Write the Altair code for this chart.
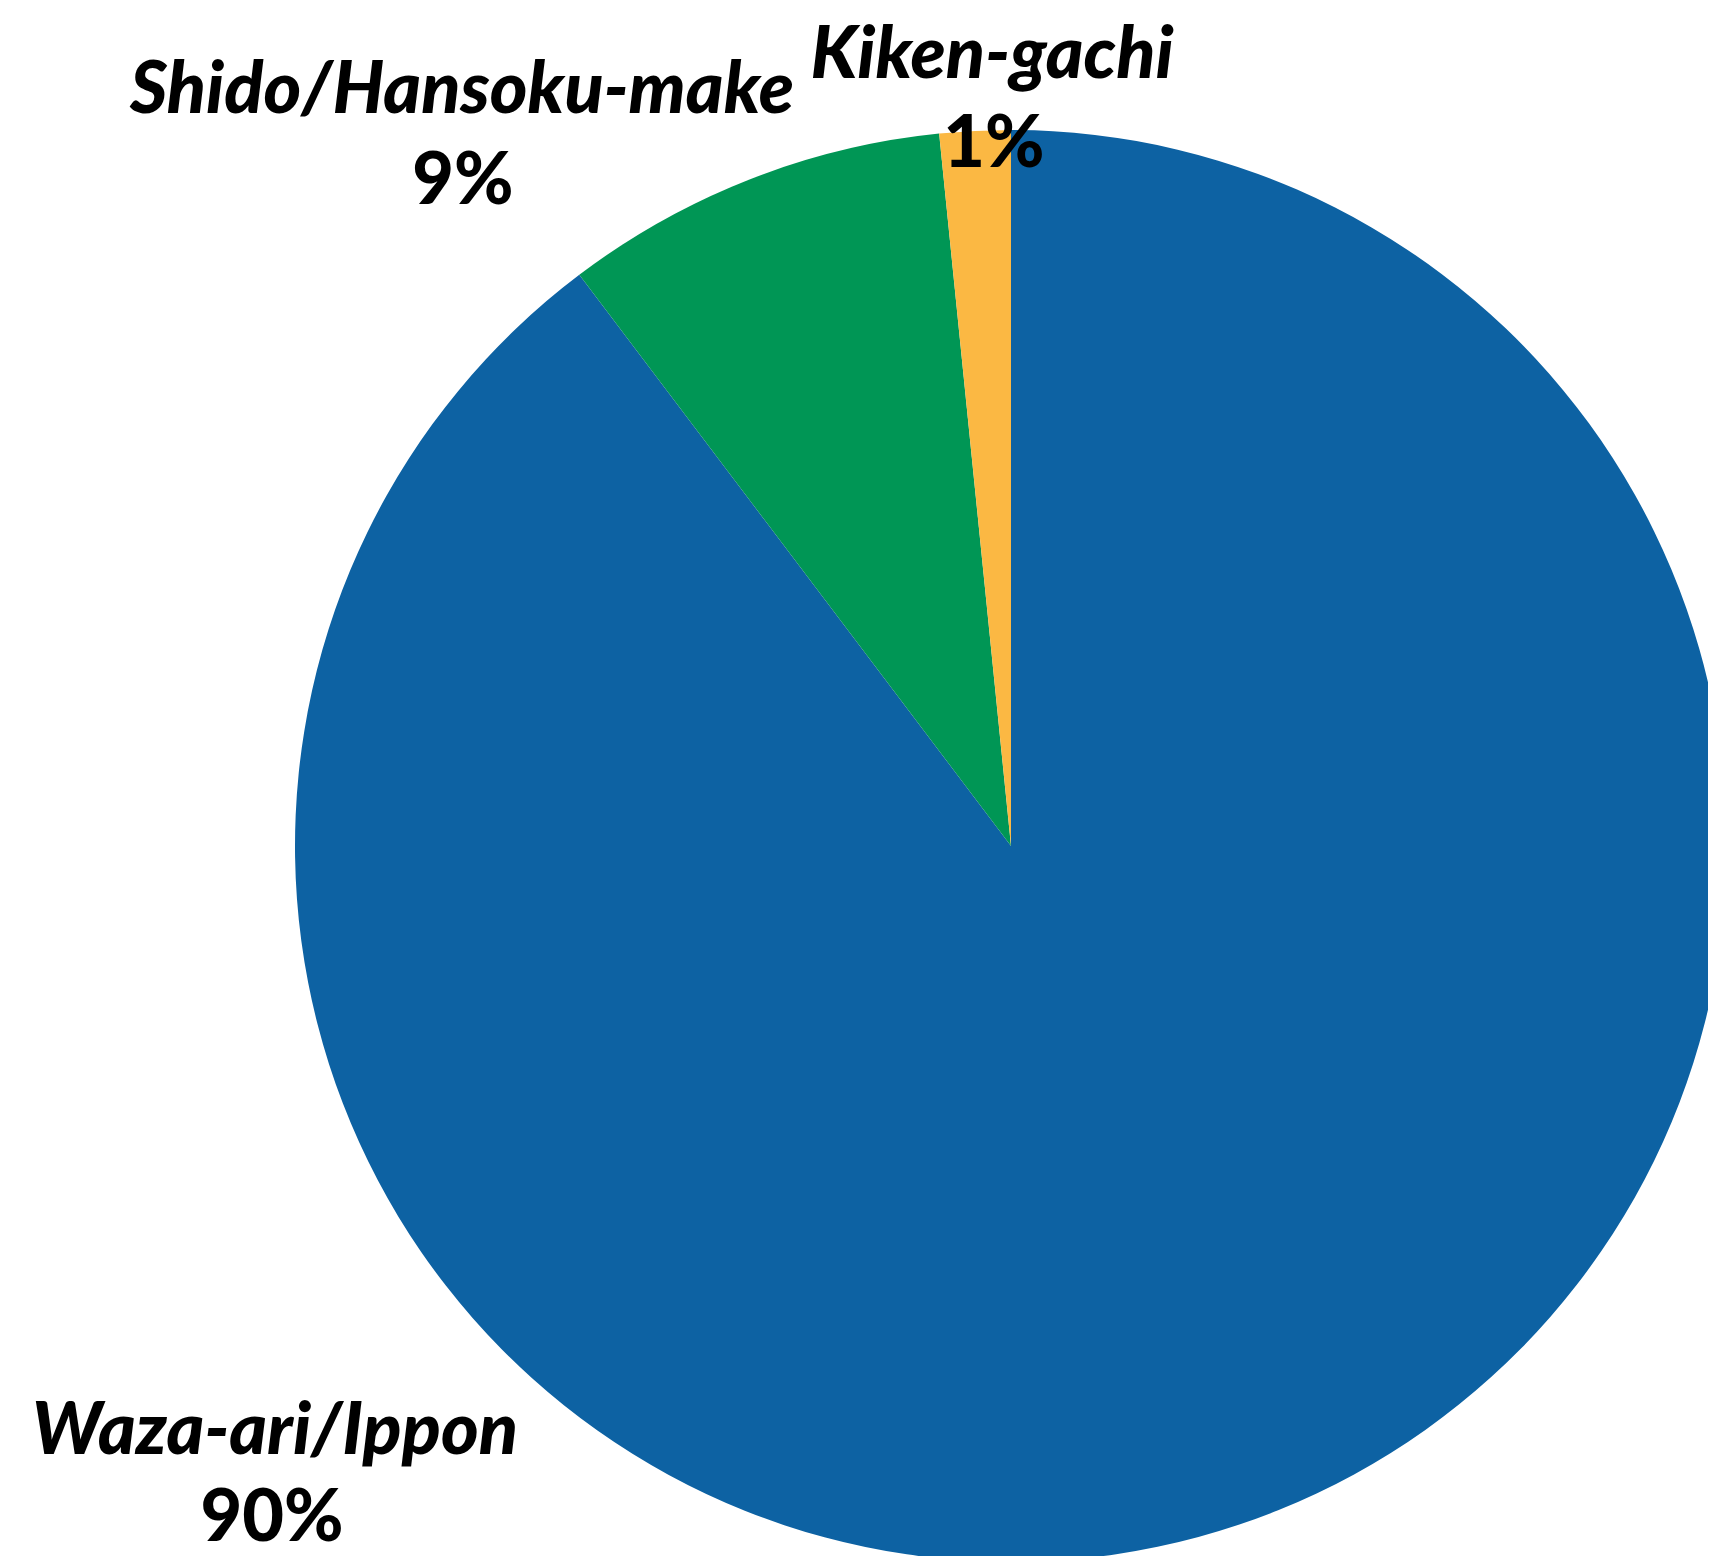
import altair as alt
import pandas as pd

# ---- data ----
categories = ["Waza-ari/Ippon", "Shido/Hansoku-make", "Kiken-gachi"]
shares = [89.7, 8.7, 1.6]
pct_labels = ["90%", "9%", "1%"]
slice_order = [0, 1, 2]
colors = ["#0D62A3", "#009655", "#FBB843"]

# ---- layout ----
W, H = 1700, 1548
CX, CY, R = 1003, 838, 716
# (x center, baseline y) for name line and percent line
name_pos = [(267, 1446), (454, 105), (984, 70)]
pct_pos = [(264, 1533), (455, 196), (986, 159)]
FONT = "Lato"
FS = 72

df = pd.DataFrame({"category": categories, "share": shares, "order": slice_order})

pie = alt.Chart(df).mark_arc(radius=R).encode(
    theta=alt.Theta("share:Q", stack=True),
    color=alt.Color("category:N",
                    scale=alt.Scale(domain=categories, range=colors),
                    legend=None),
    order=alt.Order("order:Q"),
    x=alt.value(CX),
    y=alt.value(CY),
)

layers = [pie]
for i in range(len(categories)):
    nd = pd.DataFrame({"t": [categories[i]]})
    layers.append(
        alt.Chart(nd).mark_text(font=FONT, fontSize=FS, fontWeight=900,
                                fontStyle="italic", align="center",
                                baseline="alphabetic", color="black")
        .encode(text="t:N", x=alt.value(name_pos[i][0]), y=alt.value(name_pos[i][1]))
    )
    pdf = pd.DataFrame({"t": [pct_labels[i]]})
    layers.append(
        alt.Chart(pdf).mark_text(font=FONT, fontSize=FS, fontWeight=900,
                                 align="center", baseline="alphabetic",
                                 color="black")
        .encode(text="t:N", x=alt.value(pct_pos[i][0]), y=alt.value(pct_pos[i][1]))
    )

chart = alt.layer(*layers).properties(
    width=W, height=H,
    autosize=alt.AutoSizeParams(type="none"),
    padding=0,
).configure_view(stroke=None)

chart.save("out.html", embed_options={"renderer": "svg", "actions": False})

---

Set the pictures aside and transcribe the data above exactly.

Write the Altair code for this chart.
import altair as alt
import pandas as pd

# ---- data ----
categories = ["Waza-ari/Ippon", "Shido/Hansoku-make", "Kiken-gachi"]
shares = [89.7, 8.7, 1.6]
pct_labels = ["90%", "9%", "1%"]
slice_order = [0, 1, 2]
colors = ["#0D62A3", "#009655", "#FBB843"]

# ---- layout ----
W, H = 1700, 1548
CX, CY, R = 1003, 838, 716
# (x center, baseline y) for name line and percent line
name_pos = [(267, 1446), (454, 105), (984, 70)]
pct_pos = [(264, 1533), (455, 196), (986, 159)]
FONT = "Lato"
FS = 72

df = pd.DataFrame({"category": categories, "share": shares, "order": slice_order})

pie = alt.Chart(df).mark_arc(radius=R).encode(
    theta=alt.Theta("share:Q", stack=True),
    color=alt.Color("category:N",
                    scale=alt.Scale(domain=categories, range=colors),
                    legend=None),
    order=alt.Order("order:Q"),
    x=alt.value(CX),
    y=alt.value(CY),
)

layers = [pie]
for i in range(len(categories)):
    nd = pd.DataFrame({"t": [categories[i]]})
    layers.append(
        alt.Chart(nd).mark_text(font=FONT, fontSize=FS, fontWeight=900,
                                fontStyle="italic", align="center",
                                baseline="alphabetic", color="black")
        .encode(text="t:N", x=alt.value(name_pos[i][0]), y=alt.value(name_pos[i][1]))
    )
    pdf = pd.DataFrame({"t": [pct_labels[i]]})
    layers.append(
        alt.Chart(pdf).mark_text(font=FONT, fontSize=FS, fontWeight=900,
                                 align="center", baseline="alphabetic",
                                 color="black")
        .encode(text="t:N", x=alt.value(pct_pos[i][0]), y=alt.value(pct_pos[i][1]))
    )

chart = alt.layer(*layers).properties(
    width=W, height=H,
    autosize=alt.AutoSizeParams(type="none"),
    padding=0,
).configure_view(stroke=None)

chart.save("out.html", embed_options={"renderer": "svg", "actions": False})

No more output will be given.